● **PROBLEM DESCRIPTION**
Begin with the line that contains "Write the seaborn" and end with the line that contains "import seaborn as sns": copy that span of lines exactly, and nothing outside it.

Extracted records
★ ★ ★ ★ ★ ★ ★

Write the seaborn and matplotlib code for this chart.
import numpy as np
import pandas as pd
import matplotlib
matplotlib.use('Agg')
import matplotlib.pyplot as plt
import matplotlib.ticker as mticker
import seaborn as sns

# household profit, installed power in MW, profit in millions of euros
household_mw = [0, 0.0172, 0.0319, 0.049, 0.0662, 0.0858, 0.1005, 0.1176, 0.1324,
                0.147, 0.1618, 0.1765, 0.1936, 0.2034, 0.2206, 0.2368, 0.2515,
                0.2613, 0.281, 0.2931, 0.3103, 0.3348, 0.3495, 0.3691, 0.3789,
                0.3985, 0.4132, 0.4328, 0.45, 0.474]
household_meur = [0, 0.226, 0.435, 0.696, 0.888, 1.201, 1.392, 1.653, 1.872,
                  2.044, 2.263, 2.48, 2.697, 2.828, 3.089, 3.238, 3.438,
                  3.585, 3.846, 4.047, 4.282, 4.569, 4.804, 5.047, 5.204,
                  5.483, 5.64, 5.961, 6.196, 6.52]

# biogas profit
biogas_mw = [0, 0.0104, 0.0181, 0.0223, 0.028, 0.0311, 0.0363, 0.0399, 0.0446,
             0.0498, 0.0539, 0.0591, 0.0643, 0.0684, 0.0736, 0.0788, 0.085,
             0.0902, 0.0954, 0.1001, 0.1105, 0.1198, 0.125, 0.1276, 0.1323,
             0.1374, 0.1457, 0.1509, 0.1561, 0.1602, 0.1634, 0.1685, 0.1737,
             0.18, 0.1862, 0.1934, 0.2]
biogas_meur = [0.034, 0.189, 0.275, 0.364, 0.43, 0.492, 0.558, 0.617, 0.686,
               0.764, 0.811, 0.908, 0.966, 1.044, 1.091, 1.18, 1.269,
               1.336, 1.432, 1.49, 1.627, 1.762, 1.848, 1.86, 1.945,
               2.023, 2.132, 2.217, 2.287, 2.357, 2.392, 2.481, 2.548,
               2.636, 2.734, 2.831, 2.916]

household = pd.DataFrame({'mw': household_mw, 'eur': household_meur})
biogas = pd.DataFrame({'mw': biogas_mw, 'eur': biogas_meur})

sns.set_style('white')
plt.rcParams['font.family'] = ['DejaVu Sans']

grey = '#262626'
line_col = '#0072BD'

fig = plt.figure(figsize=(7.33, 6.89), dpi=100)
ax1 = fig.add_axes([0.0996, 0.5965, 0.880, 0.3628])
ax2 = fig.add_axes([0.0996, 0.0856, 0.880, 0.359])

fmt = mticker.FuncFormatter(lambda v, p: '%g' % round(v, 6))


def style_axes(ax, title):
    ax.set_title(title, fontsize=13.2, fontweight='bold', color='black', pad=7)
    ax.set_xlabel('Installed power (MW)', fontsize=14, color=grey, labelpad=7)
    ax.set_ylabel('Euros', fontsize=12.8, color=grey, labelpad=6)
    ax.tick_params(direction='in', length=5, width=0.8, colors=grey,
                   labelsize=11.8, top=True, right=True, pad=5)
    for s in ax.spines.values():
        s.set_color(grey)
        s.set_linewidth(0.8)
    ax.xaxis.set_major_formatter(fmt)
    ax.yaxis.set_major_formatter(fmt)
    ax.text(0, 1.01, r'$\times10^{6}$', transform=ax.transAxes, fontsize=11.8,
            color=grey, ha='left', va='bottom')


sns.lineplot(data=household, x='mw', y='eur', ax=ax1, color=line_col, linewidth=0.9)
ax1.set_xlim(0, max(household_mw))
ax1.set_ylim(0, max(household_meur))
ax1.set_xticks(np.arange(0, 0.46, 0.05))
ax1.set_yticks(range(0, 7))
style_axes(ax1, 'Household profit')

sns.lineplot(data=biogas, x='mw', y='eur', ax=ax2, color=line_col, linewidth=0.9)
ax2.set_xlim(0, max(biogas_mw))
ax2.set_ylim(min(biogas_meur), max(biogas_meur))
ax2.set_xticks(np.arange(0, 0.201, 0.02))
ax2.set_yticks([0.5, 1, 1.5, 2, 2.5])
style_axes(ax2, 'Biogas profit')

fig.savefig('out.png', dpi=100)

★ ★ ★ ★ ★ ★ ★

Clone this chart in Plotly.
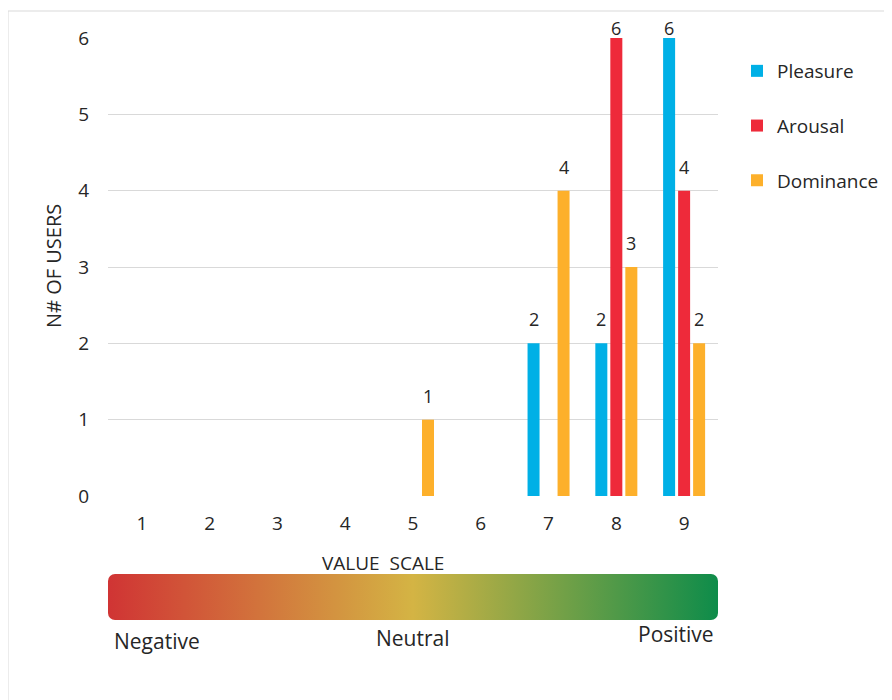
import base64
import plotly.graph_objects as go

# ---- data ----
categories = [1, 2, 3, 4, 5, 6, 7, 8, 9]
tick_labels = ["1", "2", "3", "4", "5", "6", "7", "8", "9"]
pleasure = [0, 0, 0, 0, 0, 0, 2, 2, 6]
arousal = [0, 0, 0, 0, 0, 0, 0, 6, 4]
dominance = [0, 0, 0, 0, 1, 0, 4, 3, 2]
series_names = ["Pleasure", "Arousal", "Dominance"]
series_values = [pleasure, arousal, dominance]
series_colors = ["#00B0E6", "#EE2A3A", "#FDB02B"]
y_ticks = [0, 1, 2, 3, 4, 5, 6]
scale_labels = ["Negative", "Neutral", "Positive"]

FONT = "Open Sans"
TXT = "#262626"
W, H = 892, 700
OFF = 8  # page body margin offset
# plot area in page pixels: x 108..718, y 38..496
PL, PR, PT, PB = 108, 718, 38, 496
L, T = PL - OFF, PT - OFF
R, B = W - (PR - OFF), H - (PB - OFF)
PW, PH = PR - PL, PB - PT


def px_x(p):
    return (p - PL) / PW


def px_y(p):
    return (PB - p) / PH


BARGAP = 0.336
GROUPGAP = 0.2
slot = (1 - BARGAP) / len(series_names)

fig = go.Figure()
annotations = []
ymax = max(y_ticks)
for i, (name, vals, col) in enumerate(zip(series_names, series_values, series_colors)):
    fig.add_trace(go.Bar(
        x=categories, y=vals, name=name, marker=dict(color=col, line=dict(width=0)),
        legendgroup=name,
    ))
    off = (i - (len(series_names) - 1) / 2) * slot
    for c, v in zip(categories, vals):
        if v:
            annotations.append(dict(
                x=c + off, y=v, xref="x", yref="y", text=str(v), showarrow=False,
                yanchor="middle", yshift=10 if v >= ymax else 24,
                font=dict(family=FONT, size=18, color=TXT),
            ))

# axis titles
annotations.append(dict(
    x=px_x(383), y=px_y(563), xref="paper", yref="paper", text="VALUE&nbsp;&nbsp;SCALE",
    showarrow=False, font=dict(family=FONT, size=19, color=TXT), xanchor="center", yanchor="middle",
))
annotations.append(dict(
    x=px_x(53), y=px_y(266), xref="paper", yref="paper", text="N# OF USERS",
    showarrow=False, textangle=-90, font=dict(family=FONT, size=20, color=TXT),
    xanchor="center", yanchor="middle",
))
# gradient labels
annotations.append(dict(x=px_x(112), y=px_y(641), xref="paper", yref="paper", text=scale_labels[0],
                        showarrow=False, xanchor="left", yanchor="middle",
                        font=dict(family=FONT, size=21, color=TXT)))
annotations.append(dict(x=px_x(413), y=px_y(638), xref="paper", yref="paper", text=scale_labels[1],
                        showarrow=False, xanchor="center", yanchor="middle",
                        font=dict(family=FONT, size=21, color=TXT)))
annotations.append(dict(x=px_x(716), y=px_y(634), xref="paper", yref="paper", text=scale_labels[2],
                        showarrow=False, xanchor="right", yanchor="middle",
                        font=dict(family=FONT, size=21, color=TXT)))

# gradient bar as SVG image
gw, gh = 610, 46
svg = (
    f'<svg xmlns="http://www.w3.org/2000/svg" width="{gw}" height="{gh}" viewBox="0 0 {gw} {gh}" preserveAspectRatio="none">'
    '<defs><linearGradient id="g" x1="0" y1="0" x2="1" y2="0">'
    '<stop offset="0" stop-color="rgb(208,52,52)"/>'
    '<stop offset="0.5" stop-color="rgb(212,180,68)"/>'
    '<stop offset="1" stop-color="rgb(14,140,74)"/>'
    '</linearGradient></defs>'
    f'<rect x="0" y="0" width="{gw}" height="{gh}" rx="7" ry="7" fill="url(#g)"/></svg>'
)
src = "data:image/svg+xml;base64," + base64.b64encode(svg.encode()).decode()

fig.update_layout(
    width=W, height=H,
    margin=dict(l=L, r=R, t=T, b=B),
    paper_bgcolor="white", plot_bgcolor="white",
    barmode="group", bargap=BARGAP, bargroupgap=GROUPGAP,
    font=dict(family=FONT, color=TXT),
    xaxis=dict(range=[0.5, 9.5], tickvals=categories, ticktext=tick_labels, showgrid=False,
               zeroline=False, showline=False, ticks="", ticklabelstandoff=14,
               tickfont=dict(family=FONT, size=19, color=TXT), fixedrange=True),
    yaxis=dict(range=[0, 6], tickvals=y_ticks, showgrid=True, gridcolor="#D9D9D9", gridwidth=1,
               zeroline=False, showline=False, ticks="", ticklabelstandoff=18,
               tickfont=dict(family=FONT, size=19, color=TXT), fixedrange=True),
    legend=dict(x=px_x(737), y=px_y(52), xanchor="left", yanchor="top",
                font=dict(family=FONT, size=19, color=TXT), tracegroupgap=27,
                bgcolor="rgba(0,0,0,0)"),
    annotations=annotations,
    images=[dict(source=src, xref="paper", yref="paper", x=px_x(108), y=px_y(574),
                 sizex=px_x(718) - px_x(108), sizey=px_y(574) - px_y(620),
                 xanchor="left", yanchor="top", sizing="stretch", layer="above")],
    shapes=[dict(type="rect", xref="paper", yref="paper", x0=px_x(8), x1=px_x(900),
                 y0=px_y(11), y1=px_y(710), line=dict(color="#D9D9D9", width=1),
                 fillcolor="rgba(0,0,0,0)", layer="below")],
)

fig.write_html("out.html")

★ ★ ★ ★ ★ ★ ★

● **RESPONSE TO THIS EXERCISE**
Write the seaborn and matplotlib code for this chart.
import numpy as np
import pandas as pd
import matplotlib
matplotlib.use('Agg')
import matplotlib.pyplot as plt
import matplotlib.ticker as mticker
import seaborn as sns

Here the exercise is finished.